• [Dataset rows]:
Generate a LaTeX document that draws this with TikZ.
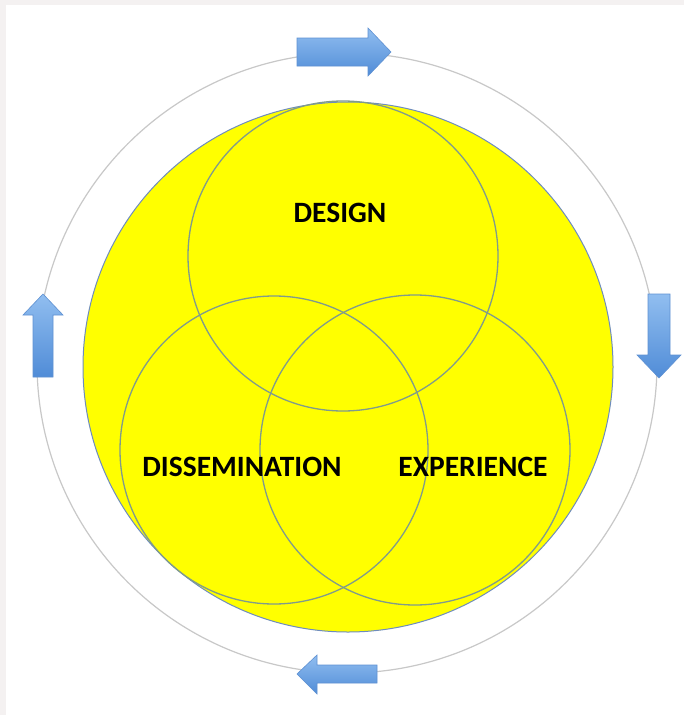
\documentclass[tikz,border=0pt]{standalone}
\usepackage{fontspec}
\setmainfont{Carlito}
\definecolor{yel}{RGB}{255,255,0}
\definecolor{bigedge}{RGB}{110,140,190}
\definecolor{setedge}{RGB}{128,155,140}
\definecolor{ringc}{RGB}{200,200,200}
\definecolor{arrtop}{RGB}{145,190,240}
\definecolor{arrbot}{RGB}{80,140,215}
\definecolor{arredge}{RGB}{95,145,210}
\definecolor{framec}{RGB}{244,241,241}
\begin{document}
\begin{tikzpicture}[x=1pt,y=-1pt,
  ring/.style={draw=ringc, line width=1.2pt},
  bigdisc/.style={circle, fill=yel, draw=bigedge, line width=1pt, inner sep=0pt},
  setdisc/.style={circle, draw=setedge, line width=1.3pt, inner sep=0pt},
  lbl/.style={font=\bfseries\fontsize{29.5}{34}\selectfont, text=black, inner sep=0pt},
  blk/.style={draw=arredge, line width=0.6pt, top color=arrtop, bottom color=arrbot, line join=miter}
]
\useasboundingbox (0,0) rectangle (684,715);
\fill[white] (0,0) rectangle (684,715);
\fill[framec] (0,0) rectangle (684,5);
\fill[framec] (0,0) rectangle (6,715);

\draw[ring] (347,363) circle[radius=310];
\node[bigdisc, minimum size=530pt] (big) at (348,367) {};
\node[setdisc, minimum size=310pt] (design) at (343,256) {};
\node[setdisc, minimum size=308pt] (diss) at (274,450) {};
\node[setdisc, minimum size=310pt] (exp) at (415,450) {};

\node[lbl] (tdesign) at (340,213) {DESIGN};
\node[lbl] (tdiss) at (242,467) {DISSEMINATION};
\node[lbl] (texp) at (473,467) {EXPERIENCE};

% top arrow (right)
\path[blk] (297,38) -- (368,38) -- (368,28) -- (391,52) -- (368,76) -- (368,66) -- (297,66) -- cycle;
% right arrow (down)
\path[blk] (648,294) -- (670,294) -- (670,355) -- (681,355) -- (659,378) -- (637,355) -- (648,355) -- cycle;
% left arrow (up)
\path[blk] (33,377) -- (53,377) -- (53,315) -- (63,315) -- (43,294) -- (23,315) -- (33,315) -- cycle;
% bottom arrow (left)
\path[blk] (377,665) -- (317,665) -- (317,655) -- (297,674) -- (317,694) -- (317,683) -- (377,683) -- cycle;
\end{tikzpicture}
\end{document}
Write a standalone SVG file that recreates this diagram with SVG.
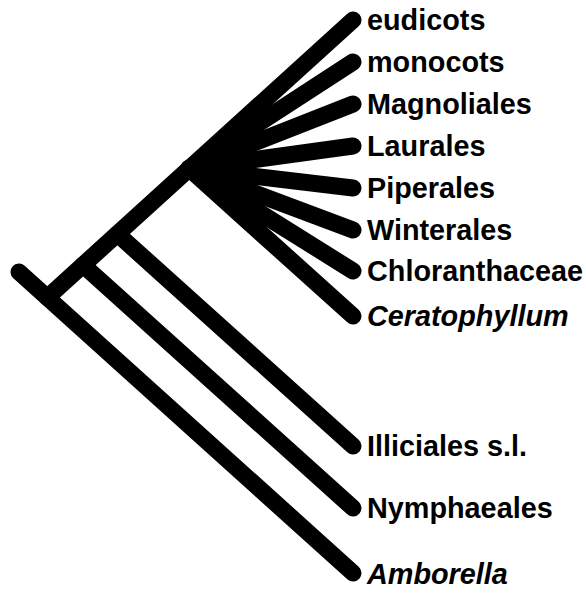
<svg xmlns="http://www.w3.org/2000/svg" width="586" height="594" viewBox="0 0 586 594">
<style>
.e{stroke:#000;stroke-width:17;stroke-linecap:round;fill:none}
.t{font-family:"Liberation Sans",Arial,Helvetica,sans-serif;font-weight:bold;font-size:28.8px;fill:#000}
.i{font-style:italic}
</style>
<rect width="586" height="594" fill="#fff"/>
<g id="connectors">
<line class="e" x1="19" y1="272" x2="353" y2="573"/>
<line class="e" x1="47.3" y1="297.5" x2="353" y2="20"/>
<line class="e" x1="83" y1="265" x2="353" y2="508"/>
<line class="e" x1="117.4" y1="234" x2="353" y2="446"/>
<line class="e" x1="189" y1="168.5" x2="353" y2="316"/>
<line class="e" x1="189" y1="168.5" x2="353" y2="62"/>
<line class="e" x1="189" y1="168.5" x2="353" y2="104"/>
<line class="e" x1="189" y1="168.5" x2="353" y2="146"/>
<line class="e" x1="189" y1="168.5" x2="353" y2="188"/>
<line class="e" x1="189" y1="168.5" x2="353" y2="230"/>
<line class="e" x1="189" y1="168.5" x2="353" y2="271"/>
</g>
<g id="eudicots"><text class="t" x="367" y="30">eudicots</text></g>
<g id="monocots"><text class="t" x="367" y="72">monocots</text></g>
<g id="magnoliales"><text class="t" x="367" y="114">Magnoliales</text></g>
<g id="laurales"><text class="t" x="367" y="156">Laurales</text></g>
<g id="piperales"><text class="t" x="367" y="198">Piperales</text></g>
<g id="winterales"><text class="t" x="367" y="240">Winterales</text></g>
<g id="chloranthaceae"><text class="t" x="367" y="281">Chloranthaceae</text></g>
<g id="ceratophyllum"><text class="t i" x="367" y="326">Ceratophyllum</text></g>
<g id="illiciales"><text class="t" x="367" y="456">Illiciales s.l.</text></g>
<g id="nymphaeales"><text class="t" x="367" y="518">Nymphaeales</text></g>
<g id="amborella"><text class="t i" x="367" y="584">Amborella</text></g>
</svg>
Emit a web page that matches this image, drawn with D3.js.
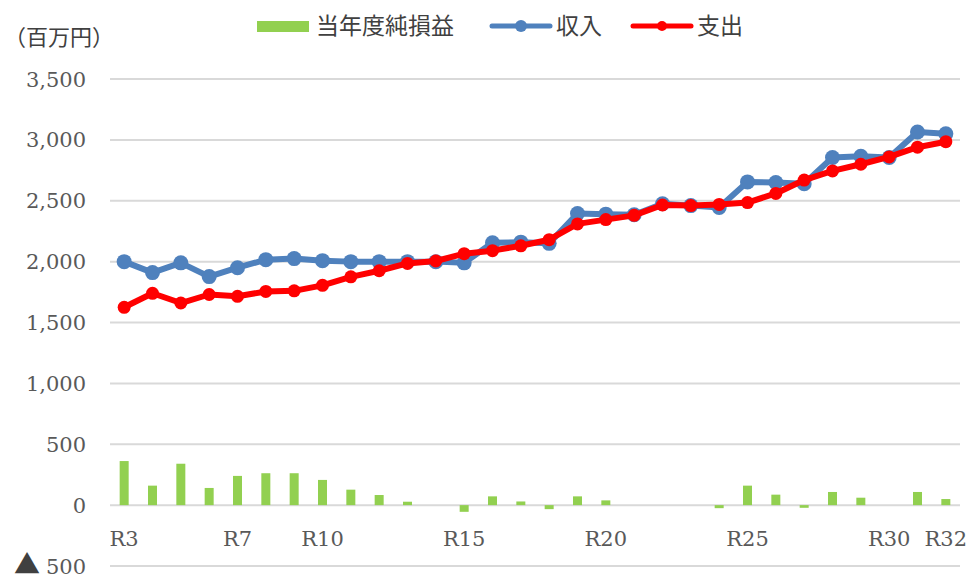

• [Task requirements]: Copy the material exactly. Do not include the pictures.

• [Worked answer]:
Generate a LaTeX document that draws this with TikZ.
\documentclass[tikz,border=0pt]{standalone}
\usepackage{fontspec}
\setmainfont{Carlito}
\definecolor{yel}{RGB}{255,255,0}
\definecolor{bigedge}{RGB}{110,140,190}
\definecolor{setedge}{RGB}{128,155,140}
\definecolor{ringc}{RGB}{200,200,200}
\definecolor{arrtop}{RGB}{145,190,240}
\definecolor{arrbot}{RGB}{80,140,215}
\definecolor{arredge}{RGB}{95,145,210}
\definecolor{framec}{RGB}{244,241,241}
\begin{document}
\begin{tikzpicture}[x=1pt,y=-1pt,
  ring/.style={draw=ringc, line width=1.2pt},
  bigdisc/.style={circle, fill=yel, draw=bigedge, line width=1pt, inner sep=0pt},
  setdisc/.style={circle, draw=setedge, line width=1.3pt, inner sep=0pt},
  lbl/.style={font=\bfseries\fontsize{29.5}{34}\selectfont, text=black, inner sep=0pt},
  blk/.style={draw=arredge, line width=0.6pt, top color=arrtop, bottom color=arrbot, line join=miter}
]
\useasboundingbox (0,0) rectangle (684,715);
\fill[white] (0,0) rectangle (684,715);
\fill[framec] (0,0) rectangle (684,5);
\fill[framec] (0,0) rectangle (6,715);

\draw[ring] (347,363) circle[radius=310];
\node[bigdisc, minimum size=530pt] (big) at (348,367) {};
\node[setdisc, minimum size=310pt] (design) at (343,256) {};
\node[setdisc, minimum size=308pt] (diss) at (274,450) {};
\node[setdisc, minimum size=310pt] (exp) at (415,450) {};

\node[lbl] (tdesign) at (340,213) {DESIGN};
\node[lbl] (tdiss) at (242,467) {DISSEMINATION};
\node[lbl] (texp) at (473,467) {EXPERIENCE};

% top arrow (right)
\path[blk] (297,38) -- (368,38) -- (368,28) -- (391,52) -- (368,76) -- (368,66) -- (297,66) -- cycle;
% right arrow (down)
\path[blk] (648,294) -- (670,294) -- (670,355) -- (681,355) -- (659,378) -- (637,355) -- (648,355) -- cycle;
% left arrow (up)
\path[blk] (33,377) -- (53,377) -- (53,315) -- (63,315) -- (43,294) -- (23,315) -- (33,315) -- cycle;
% bottom arrow (left)
\path[blk] (377,665) -- (317,665) -- (317,655) -- (297,674) -- (317,694) -- (317,683) -- (377,683) -- cycle;
\end{tikzpicture}
\end{document}
Write a standalone SVG file that recreates this diagram with SVG.
<svg xmlns="http://www.w3.org/2000/svg" width="586" height="594" viewBox="0 0 586 594">
<style>
.e{stroke:#000;stroke-width:17;stroke-linecap:round;fill:none}
.t{font-family:"Liberation Sans",Arial,Helvetica,sans-serif;font-weight:bold;font-size:28.8px;fill:#000}
.i{font-style:italic}
</style>
<rect width="586" height="594" fill="#fff"/>
<g id="connectors">
<line class="e" x1="19" y1="272" x2="353" y2="573"/>
<line class="e" x1="47.3" y1="297.5" x2="353" y2="20"/>
<line class="e" x1="83" y1="265" x2="353" y2="508"/>
<line class="e" x1="117.4" y1="234" x2="353" y2="446"/>
<line class="e" x1="189" y1="168.5" x2="353" y2="316"/>
<line class="e" x1="189" y1="168.5" x2="353" y2="62"/>
<line class="e" x1="189" y1="168.5" x2="353" y2="104"/>
<line class="e" x1="189" y1="168.5" x2="353" y2="146"/>
<line class="e" x1="189" y1="168.5" x2="353" y2="188"/>
<line class="e" x1="189" y1="168.5" x2="353" y2="230"/>
<line class="e" x1="189" y1="168.5" x2="353" y2="271"/>
</g>
<g id="eudicots"><text class="t" x="367" y="30">eudicots</text></g>
<g id="monocots"><text class="t" x="367" y="72">monocots</text></g>
<g id="magnoliales"><text class="t" x="367" y="114">Magnoliales</text></g>
<g id="laurales"><text class="t" x="367" y="156">Laurales</text></g>
<g id="piperales"><text class="t" x="367" y="198">Piperales</text></g>
<g id="winterales"><text class="t" x="367" y="240">Winterales</text></g>
<g id="chloranthaceae"><text class="t" x="367" y="281">Chloranthaceae</text></g>
<g id="ceratophyllum"><text class="t i" x="367" y="326">Ceratophyllum</text></g>
<g id="illiciales"><text class="t" x="367" y="456">Illiciales s.l.</text></g>
<g id="nymphaeales"><text class="t" x="367" y="518">Nymphaeales</text></g>
<g id="amborella"><text class="t i" x="367" y="584">Amborella</text></g>
</svg>
Emit a web page that matches this image, drawn with D3.js.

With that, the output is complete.